— Begin Provided material —

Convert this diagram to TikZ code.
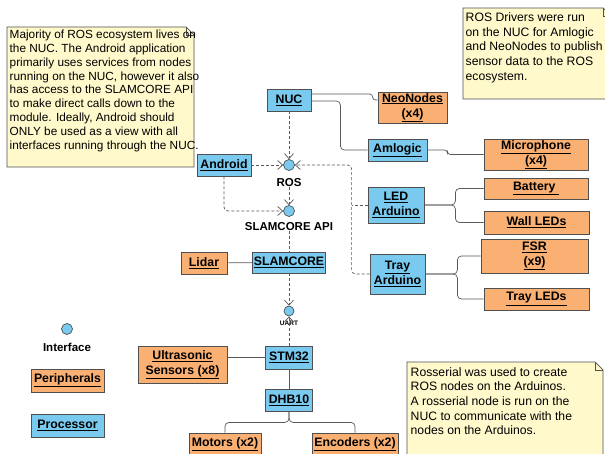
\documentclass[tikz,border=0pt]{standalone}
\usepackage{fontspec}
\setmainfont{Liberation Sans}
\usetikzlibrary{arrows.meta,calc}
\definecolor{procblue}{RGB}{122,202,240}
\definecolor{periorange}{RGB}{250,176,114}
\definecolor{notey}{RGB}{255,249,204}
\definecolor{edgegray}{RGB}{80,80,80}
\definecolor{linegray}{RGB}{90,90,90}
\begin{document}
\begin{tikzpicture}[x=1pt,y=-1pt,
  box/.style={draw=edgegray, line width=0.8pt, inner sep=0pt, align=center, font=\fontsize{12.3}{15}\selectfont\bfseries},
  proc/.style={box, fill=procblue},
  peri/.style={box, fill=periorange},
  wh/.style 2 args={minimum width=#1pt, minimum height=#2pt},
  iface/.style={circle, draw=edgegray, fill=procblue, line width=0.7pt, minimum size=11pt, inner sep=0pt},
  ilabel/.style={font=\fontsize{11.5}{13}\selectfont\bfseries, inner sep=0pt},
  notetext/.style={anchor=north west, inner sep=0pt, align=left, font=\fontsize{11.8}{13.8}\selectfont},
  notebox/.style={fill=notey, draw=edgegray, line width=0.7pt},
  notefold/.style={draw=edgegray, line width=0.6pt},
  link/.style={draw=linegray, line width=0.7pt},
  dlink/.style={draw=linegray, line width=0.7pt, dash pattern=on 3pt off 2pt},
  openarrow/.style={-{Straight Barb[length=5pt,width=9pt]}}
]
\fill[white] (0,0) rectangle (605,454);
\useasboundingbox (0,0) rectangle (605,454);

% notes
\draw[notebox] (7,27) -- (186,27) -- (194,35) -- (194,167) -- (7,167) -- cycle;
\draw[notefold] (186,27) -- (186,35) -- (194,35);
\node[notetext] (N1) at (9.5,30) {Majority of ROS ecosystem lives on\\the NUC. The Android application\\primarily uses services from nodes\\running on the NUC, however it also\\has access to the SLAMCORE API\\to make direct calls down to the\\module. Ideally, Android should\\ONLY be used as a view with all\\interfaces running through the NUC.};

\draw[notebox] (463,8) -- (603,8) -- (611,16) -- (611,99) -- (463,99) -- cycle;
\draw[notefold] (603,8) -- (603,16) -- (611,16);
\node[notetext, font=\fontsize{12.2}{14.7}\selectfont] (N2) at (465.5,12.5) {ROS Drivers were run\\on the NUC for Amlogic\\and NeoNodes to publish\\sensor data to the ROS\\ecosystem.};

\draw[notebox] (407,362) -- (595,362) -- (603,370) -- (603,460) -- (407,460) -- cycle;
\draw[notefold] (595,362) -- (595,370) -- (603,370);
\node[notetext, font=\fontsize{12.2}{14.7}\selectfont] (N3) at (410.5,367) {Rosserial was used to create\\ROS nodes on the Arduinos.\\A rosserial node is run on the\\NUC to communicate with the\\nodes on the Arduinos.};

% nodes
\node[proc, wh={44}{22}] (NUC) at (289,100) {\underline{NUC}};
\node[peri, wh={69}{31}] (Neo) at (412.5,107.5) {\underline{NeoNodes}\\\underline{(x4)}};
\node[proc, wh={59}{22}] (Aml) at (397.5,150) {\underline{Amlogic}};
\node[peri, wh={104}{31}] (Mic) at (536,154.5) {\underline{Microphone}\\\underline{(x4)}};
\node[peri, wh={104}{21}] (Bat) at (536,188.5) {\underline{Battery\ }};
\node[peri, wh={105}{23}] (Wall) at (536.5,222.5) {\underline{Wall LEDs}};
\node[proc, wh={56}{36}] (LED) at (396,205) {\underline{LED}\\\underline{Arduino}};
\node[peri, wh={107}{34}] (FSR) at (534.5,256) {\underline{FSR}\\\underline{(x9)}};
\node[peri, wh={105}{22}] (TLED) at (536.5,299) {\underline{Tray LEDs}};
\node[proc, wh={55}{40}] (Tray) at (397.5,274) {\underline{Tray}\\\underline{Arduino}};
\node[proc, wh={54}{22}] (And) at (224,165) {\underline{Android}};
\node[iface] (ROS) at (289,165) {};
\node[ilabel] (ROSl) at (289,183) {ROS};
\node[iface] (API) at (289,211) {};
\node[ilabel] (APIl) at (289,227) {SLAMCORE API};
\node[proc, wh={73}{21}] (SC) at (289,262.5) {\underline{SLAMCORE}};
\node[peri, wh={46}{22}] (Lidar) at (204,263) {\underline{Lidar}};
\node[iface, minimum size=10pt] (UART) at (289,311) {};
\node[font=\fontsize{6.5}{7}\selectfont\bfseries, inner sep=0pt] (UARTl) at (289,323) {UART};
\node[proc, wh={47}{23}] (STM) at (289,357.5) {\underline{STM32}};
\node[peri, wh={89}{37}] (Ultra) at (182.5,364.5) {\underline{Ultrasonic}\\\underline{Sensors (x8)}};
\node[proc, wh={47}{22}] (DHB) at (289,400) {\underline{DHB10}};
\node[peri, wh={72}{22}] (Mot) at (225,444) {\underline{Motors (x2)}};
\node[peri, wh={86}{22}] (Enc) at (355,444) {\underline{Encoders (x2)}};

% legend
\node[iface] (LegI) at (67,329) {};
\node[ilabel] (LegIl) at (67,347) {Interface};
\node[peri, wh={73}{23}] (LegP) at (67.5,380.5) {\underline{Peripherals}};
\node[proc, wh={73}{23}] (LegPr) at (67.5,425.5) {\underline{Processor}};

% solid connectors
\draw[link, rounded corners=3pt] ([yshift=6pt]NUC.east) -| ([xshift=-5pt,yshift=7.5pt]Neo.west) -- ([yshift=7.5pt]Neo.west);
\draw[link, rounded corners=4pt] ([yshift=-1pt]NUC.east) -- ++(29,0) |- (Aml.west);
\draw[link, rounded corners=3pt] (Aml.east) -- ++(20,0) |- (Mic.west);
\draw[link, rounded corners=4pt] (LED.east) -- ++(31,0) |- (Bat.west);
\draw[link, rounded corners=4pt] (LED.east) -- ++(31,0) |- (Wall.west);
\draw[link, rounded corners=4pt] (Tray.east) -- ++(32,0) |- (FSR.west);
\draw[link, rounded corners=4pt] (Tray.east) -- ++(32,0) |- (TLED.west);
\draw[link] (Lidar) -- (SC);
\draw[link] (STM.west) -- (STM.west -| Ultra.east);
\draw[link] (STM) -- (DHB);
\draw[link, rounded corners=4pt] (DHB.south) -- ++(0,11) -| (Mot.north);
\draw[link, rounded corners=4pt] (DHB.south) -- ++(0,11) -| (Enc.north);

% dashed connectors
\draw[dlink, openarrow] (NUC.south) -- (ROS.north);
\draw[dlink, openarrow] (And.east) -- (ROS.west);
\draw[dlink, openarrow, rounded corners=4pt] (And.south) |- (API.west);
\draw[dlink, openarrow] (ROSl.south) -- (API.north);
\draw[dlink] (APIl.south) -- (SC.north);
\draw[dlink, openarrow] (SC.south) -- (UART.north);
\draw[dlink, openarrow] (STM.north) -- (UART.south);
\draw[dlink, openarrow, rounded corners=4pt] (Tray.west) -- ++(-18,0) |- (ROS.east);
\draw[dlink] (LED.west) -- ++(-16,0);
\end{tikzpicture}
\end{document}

— End Provided material —

- _Requirement_: Repeat the lines above exactly, and keep every picture out.

- _Output for this exercise_:
Convert this diagram to TikZ code.
\documentclass[tikz,border=0pt]{standalone}
\usepackage{fontspec}
\setmainfont{Liberation Sans}
\usetikzlibrary{arrows.meta,calc}
\definecolor{procblue}{RGB}{122,202,240}
\definecolor{periorange}{RGB}{250,176,114}
\definecolor{notey}{RGB}{255,249,204}
\definecolor{edgegray}{RGB}{80,80,80}
\definecolor{linegray}{RGB}{90,90,90}
\begin{document}
\begin{tikzpicture}[x=1pt,y=-1pt,
  box/.style={draw=edgegray, line width=0.8pt, inner sep=0pt, align=center, font=\fontsize{12.3}{15}\selectfont\bfseries},
  proc/.style={box, fill=procblue},
  peri/.style={box, fill=periorange},
  wh/.style 2 args={minimum width=#1pt, minimum height=#2pt},
  iface/.style={circle, draw=edgegray, fill=procblue, line width=0.7pt, minimum size=11pt, inner sep=0pt},
  ilabel/.style={font=\fontsize{11.5}{13}\selectfont\bfseries, inner sep=0pt},
  notetext/.style={anchor=north west, inner sep=0pt, align=left, font=\fontsize{11.8}{13.8}\selectfont},
  notebox/.style={fill=notey, draw=edgegray, line width=0.7pt},
  notefold/.style={draw=edgegray, line width=0.6pt},
  link/.style={draw=linegray, line width=0.7pt},
  dlink/.style={draw=linegray, line width=0.7pt, dash pattern=on 3pt off 2pt},
  openarrow/.style={-{Straight Barb[length=5pt,width=9pt]}}
]
\fill[white] (0,0) rectangle (605,454);
\useasboundingbox (0,0) rectangle (605,454);

% notes
\draw[notebox] (7,27) -- (186,27) -- (194,35) -- (194,167) -- (7,167) -- cycle;
\draw[notefold] (186,27) -- (186,35) -- (194,35);
\node[notetext] (N1) at (9.5,30) {Majority of ROS ecosystem lives on\\the NUC. The Android application\\primarily uses services from nodes\\running on the NUC, however it also\\has access to the SLAMCORE API\\to make direct calls down to the\\module. Ideally, Android should\\ONLY be used as a view with all\\interfaces running through the NUC.};

\draw[notebox] (463,8) -- (603,8) -- (611,16) -- (611,99) -- (463,99) -- cycle;
\draw[notefold] (603,8) -- (603,16) -- (611,16);
\node[notetext, font=\fontsize{12.2}{14.7}\selectfont] (N2) at (465.5,12.5) {ROS Drivers were run\\on the NUC for Amlogic\\and NeoNodes to publish\\sensor data to the ROS\\ecosystem.};

\draw[notebox] (407,362) -- (595,362) -- (603,370) -- (603,460) -- (407,460) -- cycle;
\draw[notefold] (595,362) -- (595,370) -- (603,370);
\node[notetext, font=\fontsize{12.2}{14.7}\selectfont] (N3) at (410.5,367) {Rosserial was used to create\\ROS nodes on the Arduinos.\\A rosserial node is run on the\\NUC to communicate with the\\nodes on the Arduinos.};

% nodes
\node[proc, wh={44}{22}] (NUC) at (289,100) {\underline{NUC}};
\node[peri, wh={69}{31}] (Neo) at (412.5,107.5) {\underline{NeoNodes}\\\underline{(x4)}};
\node[proc, wh={59}{22}] (Aml) at (397.5,150) {\underline{Amlogic}};
\node[peri, wh={104}{31}] (Mic) at (536,154.5) {\underline{Microphone}\\\underline{(x4)}};
\node[peri, wh={104}{21}] (Bat) at (536,188.5) {\underline{Battery\ }};
\node[peri, wh={105}{23}] (Wall) at (536.5,222.5) {\underline{Wall LEDs}};
\node[proc, wh={56}{36}] (LED) at (396,205) {\underline{LED}\\\underline{Arduino}};
\node[peri, wh={107}{34}] (FSR) at (534.5,256) {\underline{FSR}\\\underline{(x9)}};
\node[peri, wh={105}{22}] (TLED) at (536.5,299) {\underline{Tray LEDs}};
\node[proc, wh={55}{40}] (Tray) at (397.5,274) {\underline{Tray}\\\underline{Arduino}};
\node[proc, wh={54}{22}] (And) at (224,165) {\underline{Android}};
\node[iface] (ROS) at (289,165) {};
\node[ilabel] (ROSl) at (289,183) {ROS};
\node[iface] (API) at (289,211) {};
\node[ilabel] (APIl) at (289,227) {SLAMCORE API};
\node[proc, wh={73}{21}] (SC) at (289,262.5) {\underline{SLAMCORE}};
\node[peri, wh={46}{22}] (Lidar) at (204,263) {\underline{Lidar}};
\node[iface, minimum size=10pt] (UART) at (289,311) {};
\node[font=\fontsize{6.5}{7}\selectfont\bfseries, inner sep=0pt] (UARTl) at (289,323) {UART};
\node[proc, wh={47}{23}] (STM) at (289,357.5) {\underline{STM32}};
\node[peri, wh={89}{37}] (Ultra) at (182.5,364.5) {\underline{Ultrasonic}\\\underline{Sensors (x8)}};
\node[proc, wh={47}{22}] (DHB) at (289,400) {\underline{DHB10}};
\node[peri, wh={72}{22}] (Mot) at (225,444) {\underline{Motors (x2)}};
\node[peri, wh={86}{22}] (Enc) at (355,444) {\underline{Encoders (x2)}};

% legend
\node[iface] (LegI) at (67,329) {};
\node[ilabel] (LegIl) at (67,347) {Interface};
\node[peri, wh={73}{23}] (LegP) at (67.5,380.5) {\underline{Peripherals}};
\node[proc, wh={73}{23}] (LegPr) at (67.5,425.5) {\underline{Processor}};

% solid connectors
\draw[link, rounded corners=3pt] ([yshift=6pt]NUC.east) -| ([xshift=-5pt,yshift=7.5pt]Neo.west) -- ([yshift=7.5pt]Neo.west);
\draw[link, rounded corners=4pt] ([yshift=-1pt]NUC.east) -- ++(29,0) |- (Aml.west);
\draw[link, rounded corners=3pt] (Aml.east) -- ++(20,0) |- (Mic.west);
\draw[link, rounded corners=4pt] (LED.east) -- ++(31,0) |- (Bat.west);
\draw[link, rounded corners=4pt] (LED.east) -- ++(31,0) |- (Wall.west);
\draw[link, rounded corners=4pt] (Tray.east) -- ++(32,0) |- (FSR.west);
\draw[link, rounded corners=4pt] (Tray.east) -- ++(32,0) |- (TLED.west);
\draw[link] (Lidar) -- (SC);
\draw[link] (STM.west) -- (STM.west -| Ultra.east);
\draw[link] (STM) -- (DHB);
\draw[link, rounded corners=4pt] (DHB.south) -- ++(0,11) -| (Mot.north);
\draw[link, rounded corners=4pt] (DHB.south) -- ++(0,11) -| (Enc.north);

% dashed connectors
\draw[dlink, openarrow] (NUC.south) -- (ROS.north);
\draw[dlink, openarrow] (And.east) -- (ROS.west);
\draw[dlink, openarrow, rounded corners=4pt] (And.south) |- (API.west);
\draw[dlink, openarrow] (ROSl.south) -- (API.north);
\draw[dlink] (APIl.south) -- (SC.north);
\draw[dlink, openarrow] (SC.south) -- (UART.north);
\draw[dlink, openarrow] (STM.north) -- (UART.south);
\draw[dlink, openarrow, rounded corners=4pt] (Tray.west) -- ++(-18,0) |- (ROS.east);
\draw[dlink] (LED.west) -- ++(-16,0);
\end{tikzpicture}
\end{document}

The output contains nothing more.